E-bikes charge into the Adirondacks

March, 2019


The electric bike revolution has begun, whether the Adirondacks are ready or not.

In 2017, some 34 million e-bikes were sold around the world, mostly in Asia and Europe. The newfangled contraptions account for half of the bike sales in China and for 20 percent of the sales in Germany.

The United States has been slower to adopt e-bikes, but that is changing. In 2017, more than 260,000 e-bikes were imported into the country—a 25 percent rise from the prior year.

“The United States is 10 years behind Europe, but we are now mimicking Europe in terms of sales growth,” said Ed Benjamin of eCycleElectric, a consulting firm that follows e-bike trends.

New York is behind some other states in coming to grips with the new technology.
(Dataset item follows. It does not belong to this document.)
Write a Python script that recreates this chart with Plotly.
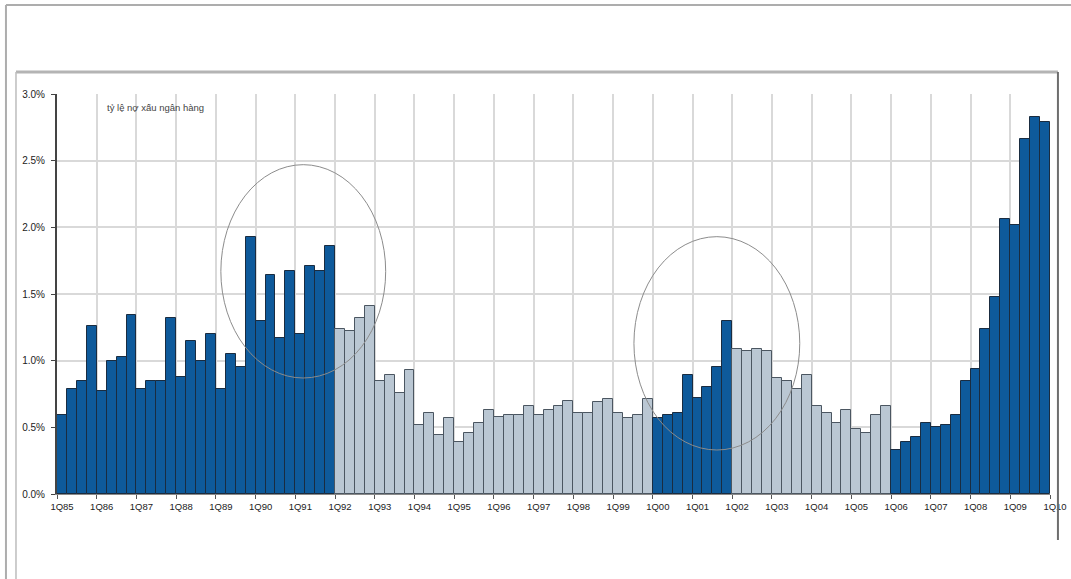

Even though bicycle shops throughout the state, including in the Adirondacks, sell e-bikes, it remains illegal to ride them on roads in New York.

Gov. Andrew Cuomo has proposed e-bike legislation, but critics see it as inadequate. Indeed, one observer said it would in effect ban the bikes from the Adirondacks, whose hilly roads and scenery seem tailor-made for e-bike tourism.

E-bikes also are banned on the forest preserve, meaning they can’t share the trails with regular mountain bikes. The state Department of Environmental Conservation (DEC) has no plans to change the rules, but some people argue that state officials should at least consider the idea.

Legal restrictions notwithstanding, people are already riding e-bikes on roads and forest preserve trails. Evidently, many riders are unaware of the law.

The Barkeater Trails Alliance (BETA), which builds and maintains mountain-bike trails, has received numerous reports of e-bikes on the preserve. In a few cases, there have been nasty confrontations between traditional mountain bikers and e-bikers. Jim Grant, a BETA volunteer, once pointed out to a rider on a trail in Wilmington that he was violating the law. The cyclist did not react well. “He said he was going to ride his e-bike up my ass,” Grant recalled.